Sınırlarımızın dışında yeni konsept gereği savunmaya geçen Türkiye, Suriye’de iç savaşın bir türlü durulmaması nedeniyle sıkıntılarla karşı karşıya kalmaya devam ediyor. 

Tekrardan bombalanan İdlip’de sivillere yönelik kanlı saldırılara karşı durması, diğer yandan ise bu göçün Türkiye’ye yönelmesinin tedirginliği sebebiyle tepki gösteriyor. 
Suriye’de kanlı süreç 8 yıl önce başladı, sınırlarımızda 120 kilometrelik bir bölümü kontrol etmeye başladık ama kalıcı çözüm için henüz bir ümit yok maalesef.
Suriye konusunda Türkiye-Rusya ilişkileri Astana ve Soçi süreçlerinden bu yana farklı bir nitelik taşıyor. 

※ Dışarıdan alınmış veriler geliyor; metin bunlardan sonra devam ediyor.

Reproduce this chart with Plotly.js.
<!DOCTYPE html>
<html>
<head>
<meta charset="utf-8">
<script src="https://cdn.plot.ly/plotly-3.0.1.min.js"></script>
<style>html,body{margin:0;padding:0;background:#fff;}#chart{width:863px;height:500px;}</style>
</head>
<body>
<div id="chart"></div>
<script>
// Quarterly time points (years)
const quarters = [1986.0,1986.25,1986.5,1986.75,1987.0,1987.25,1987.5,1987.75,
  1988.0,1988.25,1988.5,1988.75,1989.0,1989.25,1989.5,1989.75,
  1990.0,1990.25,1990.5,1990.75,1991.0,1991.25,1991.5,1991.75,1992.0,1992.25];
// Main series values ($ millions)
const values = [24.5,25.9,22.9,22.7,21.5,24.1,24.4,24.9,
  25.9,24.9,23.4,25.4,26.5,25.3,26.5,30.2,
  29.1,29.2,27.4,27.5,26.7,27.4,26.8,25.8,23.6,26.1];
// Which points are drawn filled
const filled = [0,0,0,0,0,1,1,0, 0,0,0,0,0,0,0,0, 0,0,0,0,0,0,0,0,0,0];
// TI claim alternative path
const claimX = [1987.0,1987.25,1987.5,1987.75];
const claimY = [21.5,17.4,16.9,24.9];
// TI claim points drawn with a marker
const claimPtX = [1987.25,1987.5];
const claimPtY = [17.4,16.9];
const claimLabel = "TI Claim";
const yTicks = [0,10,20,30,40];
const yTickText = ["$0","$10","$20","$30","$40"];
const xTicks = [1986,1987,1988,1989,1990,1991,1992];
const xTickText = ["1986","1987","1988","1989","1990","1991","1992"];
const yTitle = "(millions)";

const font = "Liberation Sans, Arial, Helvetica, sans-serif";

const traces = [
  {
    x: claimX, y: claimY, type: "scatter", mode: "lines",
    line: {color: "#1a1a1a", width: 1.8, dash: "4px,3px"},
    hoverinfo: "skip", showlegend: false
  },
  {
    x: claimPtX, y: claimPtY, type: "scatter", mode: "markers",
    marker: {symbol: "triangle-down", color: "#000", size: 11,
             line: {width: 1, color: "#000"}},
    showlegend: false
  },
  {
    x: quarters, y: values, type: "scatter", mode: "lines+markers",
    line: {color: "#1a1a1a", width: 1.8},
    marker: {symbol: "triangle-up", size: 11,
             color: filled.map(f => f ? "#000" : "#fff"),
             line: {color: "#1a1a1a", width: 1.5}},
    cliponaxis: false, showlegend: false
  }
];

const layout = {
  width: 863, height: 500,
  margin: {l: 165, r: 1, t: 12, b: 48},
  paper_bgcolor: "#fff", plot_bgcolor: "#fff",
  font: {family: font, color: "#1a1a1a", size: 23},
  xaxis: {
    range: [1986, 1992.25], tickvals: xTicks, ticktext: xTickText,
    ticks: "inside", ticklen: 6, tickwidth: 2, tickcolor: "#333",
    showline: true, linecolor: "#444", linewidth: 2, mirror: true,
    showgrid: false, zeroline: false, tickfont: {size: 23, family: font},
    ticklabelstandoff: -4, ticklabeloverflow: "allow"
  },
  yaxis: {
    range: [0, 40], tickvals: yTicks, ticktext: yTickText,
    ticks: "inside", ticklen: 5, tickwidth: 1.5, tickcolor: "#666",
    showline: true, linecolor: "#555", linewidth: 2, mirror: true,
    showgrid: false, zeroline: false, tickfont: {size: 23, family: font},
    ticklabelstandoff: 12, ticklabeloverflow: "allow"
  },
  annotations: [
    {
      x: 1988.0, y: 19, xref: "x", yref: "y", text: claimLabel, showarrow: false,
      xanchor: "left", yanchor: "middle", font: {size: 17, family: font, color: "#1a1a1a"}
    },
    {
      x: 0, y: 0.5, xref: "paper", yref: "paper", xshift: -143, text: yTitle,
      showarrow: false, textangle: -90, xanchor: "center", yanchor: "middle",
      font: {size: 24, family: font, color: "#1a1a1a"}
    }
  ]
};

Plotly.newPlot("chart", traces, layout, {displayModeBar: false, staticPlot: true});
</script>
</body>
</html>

Görüldüğü kadarıyla Rusya üzerinden rejime baskı yapılabileceğini ve çözüm oluşturulabileceğini düşünüyoruz. Ancak en sıcak cinayet alanı olan İdlib konusunda Rusya’nın kılı kıpırdamıyor.
Rusya rejim üzerinde etki yapamıyor mu, yapmak istemiyor mu anlayabilmiş değilim. Türkiye’de resmi rakamlara göre 4 milyona yakın Suriyeli var. 
Bunların çok küçük bir kısmı kamplarda kalıyor, büyük kısmı ise şehirlere dağılmış, bir anlamda vatandaş topluluğuna karışmış durumda.
Uygun şartlar oluşması durumunda güvenli bölgelerde evler inşa etmek isteniyor ama maalesef bununla ilgili Avrupa’dan bir gönüllü bulabilmiş değil. 
Ve o yüzden geri dönüşle ilgili takvim belirlenemiyor, netleşme yok. Bu konuda bilhassa Almanya’dan bir beklenti vardı ama o durum da zora girmiş görünüyor. 
Ayrıca, son Berlin Konferansı’nda ateşkes sağlanmasına rağmen imzaların bir türlü atılmaması da cabası… 
Avrupa Birliği’nin ağır toplarının gözetiminde gerçekleştirilen görüşmelerden sonra imza atılmadan tarafların ülkelerine gitmesi de trajikomik bir durum.
Yarınlara ülke olarak daha güvenli bakmamız için güney sınırlarımızda güvenliği sağladığımız gibi Suriye ve Irak’ın da mutlaka son tahlilde durulması lazım ama nasıl?